The recent dip in the price of oil came as a result of rising concerns that aggressive efforts by the United States and other countries to fight inflation will trigger a deep recession and cause oil demand to drop. A global economic slowdown is likely, but that doesn’t mean fuel demand is going to stop rising.
Airlines continue to add capacity to meet recovering demand for travel. This is pushing up the need for jet fuel. On the ground, corporations around the globe are bringing workers back to the office for two or three days a week. This will put millions of more vehicles on the highways, and many of these commuters will be driving a lot more than in the past after the massive exodus out of downtown cores to suburban communities over the past two years.
At the same time, countries are using more oil to produce electricity as a result of soaring liquified natural gas (LNG) prices or the lack of reliable natural gas supplies due to sanctions on Russia and other disruptions.
OPEC has limited capacity to ramp up oil output in the near term due to major cuts in investments over the past two years. Producers in Canada and the United States are only investing the capital required to maintain production, as they channel excess cash to pay down debt and return funds to shareholders through higher dividends and share buybacks.
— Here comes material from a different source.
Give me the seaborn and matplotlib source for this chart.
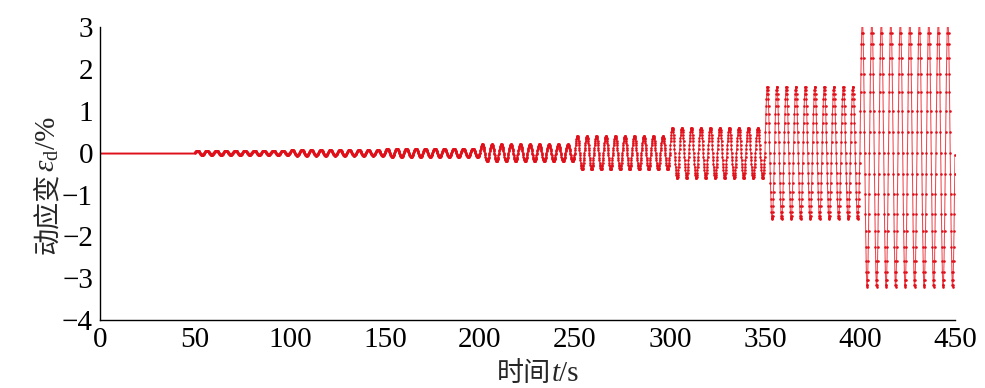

Pressures to meet ambitious net-zero targets as part of new ESG goals make it hard for Western oil companies to initiate large production expansion projects.
Sanctions against Russia will likely remain in place for at least as long as the war in Ukraine continues, and some analysts say that could be another year or more depending on how much support Ukraine continues to receive from the United States and other countries.
All said, the era of high oil prices looks set to continue for several months, if not years, and the market highs for this cycle could still be on the way.
Are energy stocks undervalued?
At US$100 per barrel, oil producers are generating significant profits. The steep drop in valuations appears overdone, and stock prices could take off again as oil resumes its upward trend and Q2 2022 earnings results bring record profits and new announcements of dividend increases and share buybacks.
Suncor Energy (TSX:SU)(NYSE:SU), for example, trades close to where it did in early 2020 when oil was just US$60 per barrel. All things being equal, the stock appears undervalued and now offers a solid 4% dividend yield.
Volatility should be expected, but the recent pullback provides oil and gas bulls with an attractive opportunity to add energy stocks to their portfolios.